Penelope at Her Loom (1764), Angelica Kauffman. Brighton and Hove Museums and Art Galleries.

Penelope at Her Loom (1764), Angelica Kauffman. Brighton and Hove Museums and Art Galleries. Photo: Royal Pavilion and Museums, Brighton and Hove

My own fascination with Kauffman has to do with the wonderfully adroit way in which the artist negotiated this situation. She circumvented restrictions on women studying the male nude by producing female-centred compositions, often on subjects from ancient literary sources such as the Odyssey that had seldom (if ever) been painted before, as with Penelope at Her Loom (1764). In her self-portraits and other works, Kauffman appropriated historical, mythological and allegorical identities such as Sappho and even Hercules in order to lay claim to creative authority on behalf both of herself and other women. My interest in Kauffman also relates to my research on the influence of the 18th-century ‘cult of sensibility’ (or, as I prefer to call it, sentimentalism) on visual art. Aspects of her work that might strike a modern viewer as contrived or even ridiculous, such as the impossibly ethereal physiques of her figures, would then have generally been understood to signify a high-minded commitment to sentimental ideals. Most of Kauffman’s paintings were known to me only in reproduction, which is why, after the end of the first lockdown, I made the trip to Düsseldorf where the exhibition reopened in June for an extended run.

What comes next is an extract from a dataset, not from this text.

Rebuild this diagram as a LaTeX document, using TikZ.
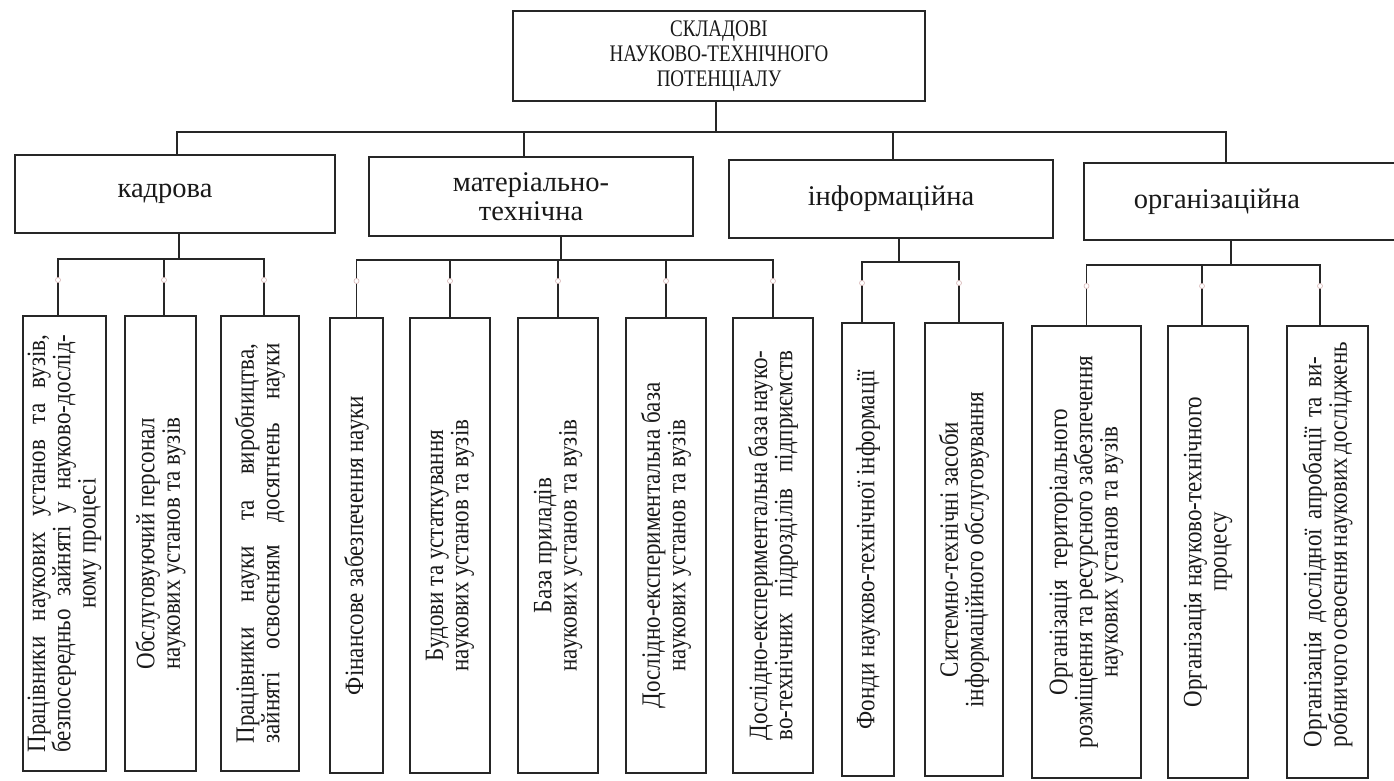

The thrill of seeing Kauffman’s work in person was reinforced by the presence of some 25 paintings that were only ever going to be exhibited at the Kunstpalast. They included a ravishing portrait of a young woman, newly identified as Catherina Odescalchi, Duchessa di Bracciano. For a British visitor, it was a rare treat to see many unfamiliar works from collections across Europe: from Zurich, for example, came Kauffman’s portrait of the great scholar and antiquarian Johann Joachim Winckelmann, which made the artist’s name when she was only 22. It was also a chance to see numerous paintings from British collections that are not normally on public display; Cleopatra Decorating the Tomb of Mark Anthony from Burghley House in Cambridgeshire stood out for its monumental simplicity and solemn pathos, which prompted comparison with the later neoclassicism of Jacques-Louis David. It is sadly likely, however, that only a handful of British visitors made it to Düsseldorf, not least because anyone who travelled there by train through Belgium, as I did, had to quarantine on their return home.

Those fortunate enough to have seen the show will have been left in no doubt as to just how successful Kauffman was during her lifetime. The first room in the exhibition highlighted the words of the Danish ambassador in London, who in 1781 quoted an engraver as saying: ‘the whole world is angelicamad’. It also featured a mock-up of an 18th-century print room as a backdrop for a display of engravings after Kauffman. A glass case of ceramics decorated with designs after Kauffman provided further evidence of the enthusiastic response her compositions elicited from contemporaries. Another room centred on the four ceiling paintings that Kauffman was commissioned to paint for the lecture room at the Royal Academy, the only such works known to have been painted by a woman during the 18th century. Each depicting a female personification of a different aspect of the history painter’s art – invention, design, composition and colour – they seem to offer a manifesto for Kauffman’s own highly ambitious practice.

Ulysses on the Island of Circe (1793), Angelica Kauffman. Barrett Collection, University of Texas at Dallas

Ulysses on the Island of Circe (1793), Angelica Kauffman. Barrett Collection, University of Texas at Dallas

What struck me most, however, was the way in which Kauffman’s personal ambition goes hand in hand with a sense of female solidarity. She consistently foregrounds the achievements and the virtues of her own sex, as with Penelope weaving and Cleopatra grieving. In Ulysses on the Island of Circe (1793), she goes so far as to transform Homer’s seductive sorceress into a helpful hostess. Kauffman’s reinvention of history painting from a female perspective brings to mind Anne Elliot in Jane Austen’s Persuasion, who points out that if women have generally been characterised negatively in literature, it is because men have had the advantage of telling their own story. Kauffman redresses the balance.